■ Given exercise
Leaving the pictures out, print the lines from the first line of the listing through the line containing "import plotly.graph_objects as go", exactly as they read, and no others.

=======

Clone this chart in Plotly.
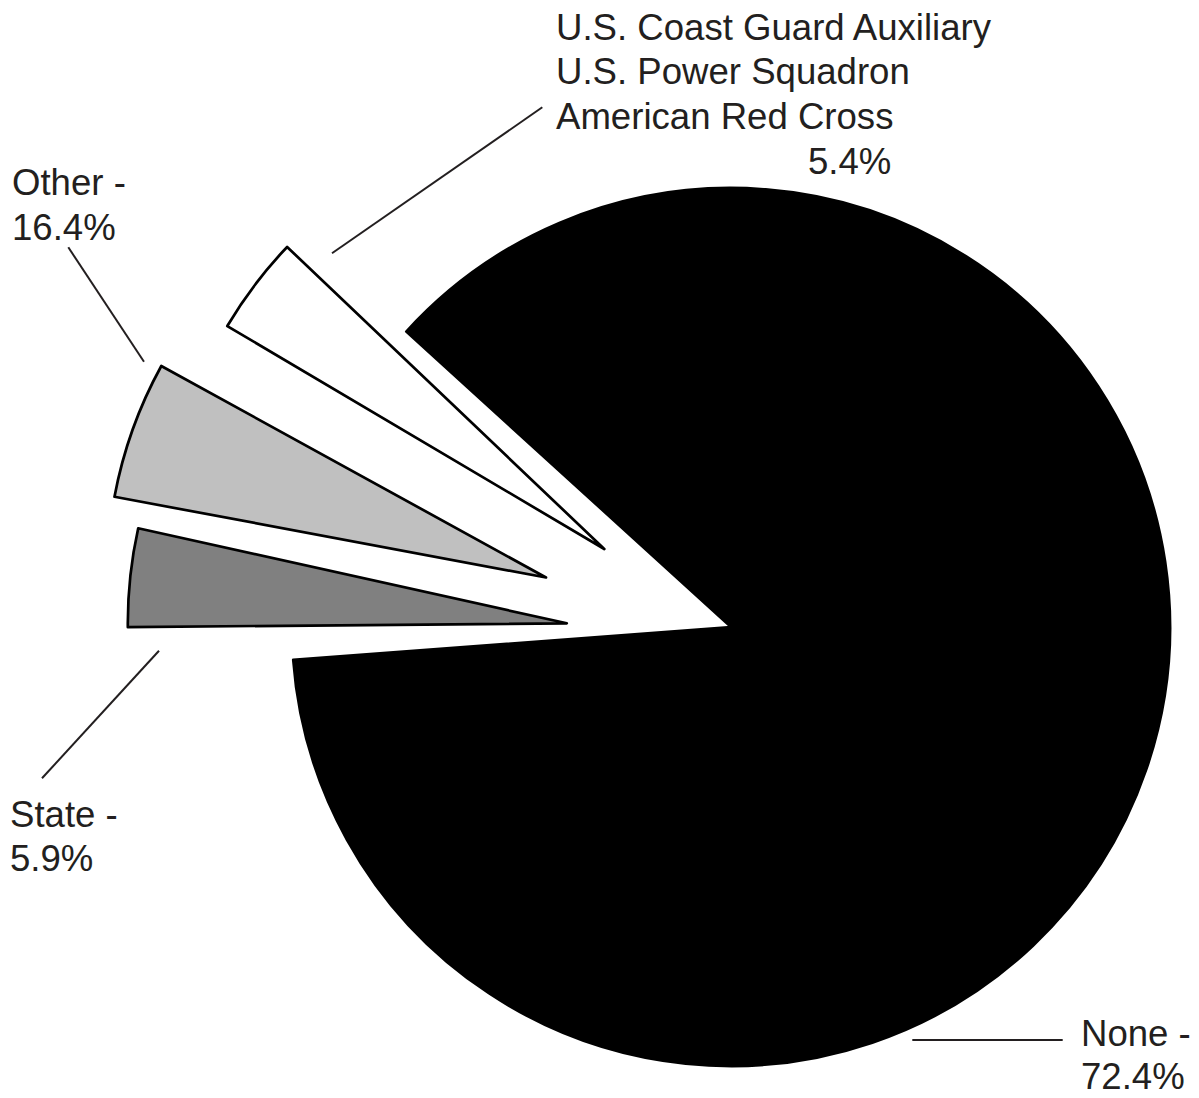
import plotly.graph_objects as go

# ---- data ----
categories = ["None", "Coast Guard Aux. / Power Squadron / Red Cross", "Other", "State"]
percent_labels = [72.4, 5.4, 16.4, 5.9]
# angular sweep of each wedge as drawn in the reference artwork (degrees; art not to scale)
drawn_sweep_deg = [313.4, 13.0, 18.2, 13.0]
org_label_lines = ["U.S. Coast Guard Auxiliary", "U.S. Power Squadron", "American Red Cross"]

fill_colors = ["#000000", "#ffffff", "#c0c0c0", "#808080"]

W, H = 1199, 1098
TXT = "#231f20"
FONT = dict(family="Liberation Sans, Arial, Helvetica, sans-serif", size=36.6, color=TXT)

# placement of each wedge: (apex x px, apex y px, radius px, start angle clockwise from 12 o'clock)
placement = [
    (731.0, 627.0, 439.0, -47.7),
    (604.3, 549.0, 438.0, -59.4),
    (546.0, 577.5, 439.0, -79.4),
    (566.8, 623.3, 439.0, -90.5),
]

fig = go.Figure()
for cat, val, col, (cx, cy, r, rot) in zip(categories, drawn_sweep_deg, fill_colors, placement):
    fig.add_trace(go.Pie(
        labels=[cat, "_gap"],
        values=[val, 360 - val],
        sort=False,
        direction="clockwise",
        rotation=rot,
        marker=dict(colors=[col, "rgba(0,0,0,0)"],
                    line=dict(color="#000000", width=[2.7, 0])),
        textinfo="none",
        hoverinfo="label",
        showlegend=False,
        domain=dict(x=[(cx - r) / W, (cx + r) / W],
                    y=[1 - (cy + r) / H, 1 - (cy - r) / H]),
    ))

def px(x):
    return x / W

def py(y):
    return 1 - y / H

annotations = []
def label(text, x, yc, anchor="left"):
    annotations.append(dict(text=text, x=px(x), y=py(yc), xref="paper", yref="paper",
                            xanchor=anchor, yanchor="middle", showarrow=False,
                            font=FONT, align=anchor))

# organisation label (multi-line) + percentage
for i, line in enumerate(org_label_lines):
    label(line, 554, 27.3 + 44.5 * i)
label(f"{percent_labels[1]}%", 893, 161.3, anchor="right")
# other labels
label(f"{categories[2]} -", 10, 182)
label(f"{percent_labels[2]}%", 10, 227.3)
label(f"{categories[3]} -", 8, 814)
label(f"{percent_labels[3]}%", 8, 858.7)
label(f"{categories[0]} -", 1078.5, 1033)
label(f"{percent_labels[0]}%", 1078.5, 1076)

leader_lines = [
    ((332, 253.3), (542.3, 107.3)),
    ((68.3, 247.3), (144, 361.7)),
    ((159, 650.7), (42, 778.3)),
    ((912.3, 1040), (1062.7, 1040)),
]
shapes = [dict(type="line", xref="paper", yref="paper",
               x0=px(a[0]), y0=py(a[1]), x1=px(b[0]), y1=py(b[1]),
               line=dict(color=TXT, width=2)) for a, b in leader_lines]

fig.update_layout(
    width=W, height=H,
    margin=dict(l=0, r=0, t=0, b=0),
    paper_bgcolor="white", plot_bgcolor="white",
    annotations=annotations, shapes=shapes,
    showlegend=False,
)
fig.write_html("out.html", config={"displayModeBar": False},
               post_script="document.body.style.margin='0';document.body.style.overflow='hidden';")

=======

■ Reply to the task
Clone this chart in Plotly.
import plotly.graph_objects as go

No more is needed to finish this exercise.